Lockdown Diaries: The moral importance of frugality by Krupa Ge
Events have forced individuals to look inward and appreciate gentler ways of being
Writers are uniquely placed to give life advice to the urban salaried class as this lockdown plays out across India. It’s because most writers, especially those of us who freelance or have day jobs, which too require us to work from home, are no strangers to social distancing. It’s what our lives are made of for most parts of the year. My days usually flow seamlessly, from work to life... I am always living and always working. Available at once to everyone and to no one in particular.

As I see more of my friends post their days and dilemmas on social media, I recognise the stages they are in. When a loved one said she’d entered the “pyjama” phase, I said, “Welcome to my life”. One of the great advantages of working from home is the glorious feeling of typing away potentially life-altering, explosive exposes, or lyrical prose that probes the human condition, all the while dressed in the most comfortable pair of clothes you own. For me, it’s these loose, export-reject t-shirts (God bless Tiruppur!) that let me breathe. They have the most bizarre captions; the one I am wearing as I type says, “Outdoor Adventure… Buffalo DNM… One With One Self”. My pyjamas allow me to sit in the padmasana.
There is no one way to live and work from the same space. The point is that you have the freedom to do what you want. To wake up a bit late or early. To make your own meal or order in. To clean or not. To wash up or not. The one thing those of us who work from home do know is to get the job done. No matter what -- especially writers who have no one else, apart from their editors, if they have a book deal already in place, asking them how work is going. And to work in the house, taking breaks to cook or clean up. It is a skill worth acquiring that takes a while to acquire.

Last year, around this time, believe it or not, I was more socially distant than I have been during this lockdown. I was working on the final draft of Rivers Remember. There were days when my spouse headed out to work and came back home to find me in the same spot. I’d take a break to eat lunch, and then later in the night dinner with him. After each meal, it was back to the sofa or the floor in the living room, my legs stretched out and all my research spread around on the floor like an art installation. No one was allowed to rearrange, or clean the area. Each day, during those weeks, was the same. There were others when I didn’t see the outside world at all.
The other day, while checking in on a friend, I joked that normally I live my life like I am on quarantine. This lockdown, though, has given me an inexplicable urge to change my days. And by the time it is over, it might have permanently transformed how I work and live.
The fact that I am not allowed to go out is weighing on my mind, constantly. And it plays out in different ways. Sometimes, I open the windows in the room facing the road in our home and watch… for some signs of human activity. I volunteer to go and pick up groceries, so I can see the world outside. I take longer routes to reach the nearby store…
I was out this Sunday to buy vegetables and household supplies. The roads had been hollowed out of humans, though the supermarket was busy. The sky was that Chennai-summer blue, unblemished; not even stray clouds. On either side of the streets, trees were making a mockery of the grimness. Bursts of kondrai and bougainvillea in brilliant colours carpeted the roads and walls as a generous breeze sent them shivering. On an arterial road, the traffic was so low that people who lived in a nearby building had tied a rope between two trees on the divider, and had hung out clothes to dry.
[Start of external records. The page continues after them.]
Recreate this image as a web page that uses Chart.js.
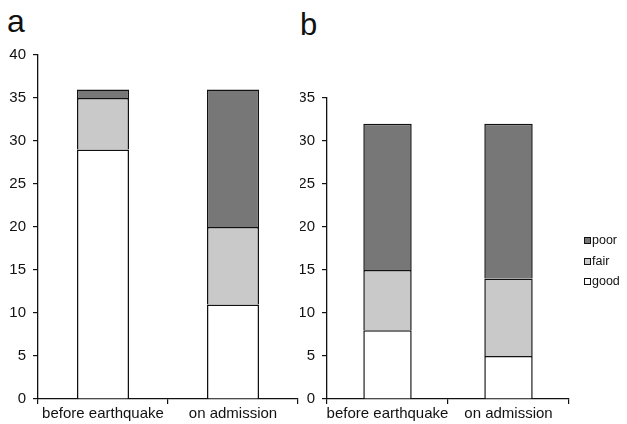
<!DOCTYPE html>
<html>
<head>
<meta charset="utf-8">
<script src="https://cdn.jsdelivr.net/npm/chart.js@4/dist/chart.umd.min.js"></script>
<style>
  html, body { margin: 0; padding: 0; background: #fff; }
  body { width: 627px; height: 424px; position: relative; overflow: hidden; font-family: "Liberation Sans", Arial, sans-serif; color: #111; }
  .panel { position: absolute; top: 0; height: 424px; }
  .plabel { position: absolute; line-height: 1; color: #111; }
  .legend { position: absolute; left: 584px; top: 232px; font-size: 12.5px; }
  .legend div { position: relative; height: 20.5px; line-height: 16px; padding-left: 8px; }
  .legend span.sw { position: absolute; left: 0; top: 5px; width: 5px; height: 5px; border: 1px solid #111; }
</style>
</head>
<body>
<div class="plabel" id="la" style="left:7px; top:5px; font-size:32px;">a</div>
<div class="plabel" id="lb" style="left:300px; top:9px; font-size:31px;">b</div>
<div class="panel" style="left:0; width:310px;"><canvas id="ca"></canvas></div>
<div class="panel" style="left:300px; width:327px;"><canvas id="cb"></canvas></div>
<div class="legend" id="legend"></div>
<script>
// ---- data ----
const categories = ["before earthquake", "on admission"];
const seriesNames = ["good", "fair", "poor"];
const aGood = [29, 11];
const aFair = [6, 9];
const aPoor = [1, 16];
const bGood = [8, 5];
const bFair = [7, 9];
const bPoor = [17, 18];
const aTicksMax = 40;
const bTicksMax = 35;

const colors = { good: "#ffffff", fair: "#c9c9c9", poor: "#777777" };

function makeDatasets(good, fair, poor) {
  const vals = { good, fair, poor };
  return seriesNames.map(n => ({
    label: n,
    data: vals[n],
    backgroundColor: colors[n],
    borderColor: "#111",
    borderWidth: 1.5,
    borderSkipped: "start",
    barPercentage: 0.4,
    categoryPercentage: 1.0
  }));
}

function makeChart(id, datasets, maxY, axisWidth, padTop, padRight) {
  return new Chart(document.getElementById(id), {
    type: "bar",
    data: { labels: categories, datasets },
    options: {
      responsive: true,
      maintainAspectRatio: false,
      animation: false,
      layout: { padding: { top: padTop, right: padRight, left: 0, bottom: 0 } },
      plugins: { legend: { display: false }, tooltip: { enabled: false }, title: { display: false } },
      scales: {
        x: {
          stacked: true,
          offset: true,
          grid: { display: true, offset: true, drawOnChartArea: false, drawTicks: true, tickLength: 5, color: "#111", lineWidth: 1.2 },
          border: { display: true, color: "#111", width: 1.3 },
          ticks: { color: "#111", font: { family: "Liberation Sans, Arial", size: 15 }, padding: 1, maxRotation: 0, autoSkip: false },
          afterFit: s => { s.height = 25; }
        },
        y: {
          stacked: true,
          min: 0,
          max: maxY,
          ticks: { stepSize: 5, color: "#111", font: { family: "Liberation Sans, Arial", size: 15 }, padding: 7 },
          grid: { display: true, drawOnChartArea: false, drawTicks: true, tickLength: 5, color: "#111", lineWidth: 1.2 },
          border: { display: true, color: "#111", width: 1.3 },
          afterFit: s => { s.width = axisWidth; }
        }
      }
    }
  });
}

makeChart("ca", makeDatasets(aGood, aFair, aPoor), aTicksMax, 38, 55, 12);
makeChart("cb", makeDatasets(bGood, bFair, bPoor), bTicksMax, 27, 98, 58);

// legend (reverse order: poor, fair, good)
const lg = document.getElementById("legend");
seriesNames.slice().reverse().forEach(n => {
  const d = document.createElement("div");
  const sw = document.createElement("span");
  sw.className = "sw";
  sw.style.background = colors[n];
  d.appendChild(sw);
  d.appendChild(document.createTextNode(n));
  lg.appendChild(d);
});
</script>
</body>
</html>
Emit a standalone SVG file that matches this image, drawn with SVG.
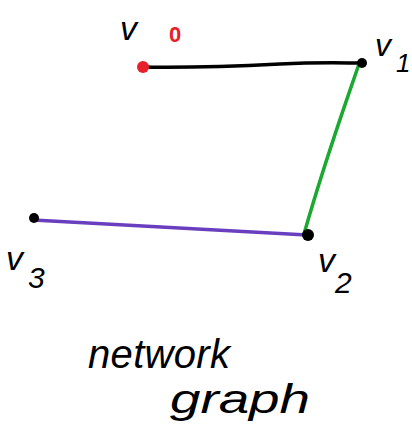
<svg xmlns="http://www.w3.org/2000/svg" width="412" height="437" viewBox="0 0 412 437">
<style>
.lbl{font-family:"Liberation Sans",Arial,sans-serif;font-style:italic;fill:#000}
.sub{font-family:"Liberation Sans",Arial,sans-serif}
.edge{fill:none;stroke-width:3.5;stroke-linecap:round;stroke-linejoin:round}
</style>
<rect width="412" height="437" fill="#fff"/>
<g id="connectors">
<path class="edge" stroke="#000" d="M142,67 C200,68 240,66 280,64 C320,62 345,63 361,63"/>
<path class="edge" stroke="#1aa830" d="M359,64 C345,105 325,160 304,234"/>
<path class="edge" stroke="#6a3fbf" d="M33,220 C100,224 200,230 307,235"/>
</g>
<g id="v0">
<circle cx="143" cy="67" r="6" fill="#e8202a"/>
<text class="lbl" x="120" y="40" font-size="34">v</text>
<text class="sub" x="169" y="42" font-size="22" fill="#e8202a" font-weight="bold">0</text>
</g>
<g id="v1">
<circle cx="362" cy="63" r="5" fill="#000"/>
<text class="lbl" x="375" y="56" font-size="32">v</text>
<text class="lbl" x="396" y="72" font-size="26">1</text>
</g>
<g id="v2">
<circle cx="308" cy="235" r="6" fill="#000"/>
<text class="lbl" x="318" y="272" font-size="34">v</text>
<text class="lbl" x="335" y="293" font-size="30">2</text>
</g>
<g id="v3">
<circle cx="34" cy="218" r="5" fill="#000"/>
<text class="lbl" x="6" y="270" font-size="34">v</text>
<text class="lbl" x="28" y="288" font-size="30">3</text>
</g>
<g id="caption">
<text class="lbl" x="88" y="368" font-size="40" textLength="142">network</text>
<text class="lbl" x="170" y="413" font-size="40" textLength="140" lengthAdjust="spacingAndGlyphs">graph</text>
</g>
</svg>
Every day, now, I walk up to the small green patch in my building and examine each tree. (I planted some mint sprigs the day of the lockdown and they’re slowly showing signs of life now.) In the evenings, after coffee and biscuits, I climb up to the terrace. The view isn’t great. I am boxed in by buildings that don’t allow my eyes to focus on anything that even comes close to being the horizon. There’s no scope for meditating there either. A monstrous glass reflects the setting sun in the most gawdy manner possible, blinding everything in its vicinity. It’s a bit stuffy and pigeons moan constantly from nearby, even as crows swoop down too close for comfort. But then again, our mango trees are loaded, and in the distance, I can hear a koel. Squirrels feast on the tiny guavas in the guava tree. Parrots sing in pairs, and high up in the sky, eagles glide gracefully. There’s no hum of engines, no sounds of construction that has haunted us for over a year now; no honking and no voices either. The sea breeze and a constantly-changing sky keep me company. And help calm my anxieties as well as the guilt and rage that come every day as I look at images of suffering and a déjà vu of past wrongs plays out on my timeline.
Five years ago, I witnessed a deadly flood. Last year, Chennai saw one of the worst droughts. I struggled to find and save water. This year, I am rationing food as shops shut down early, and the threat of supplies dwindling is looking increasingly real. All of these external events have forced me to look inward. They have taught me the moral importance of frugality. Of a gentler way of being. Of seeing. The world and myself. Of not taking for granted, the ‘normal’.
Krupa Ge is the author of Rivers Remember published by Westland/Context and the Editor-in-Chief of Silverscreen India. She’s currently working on her first novel.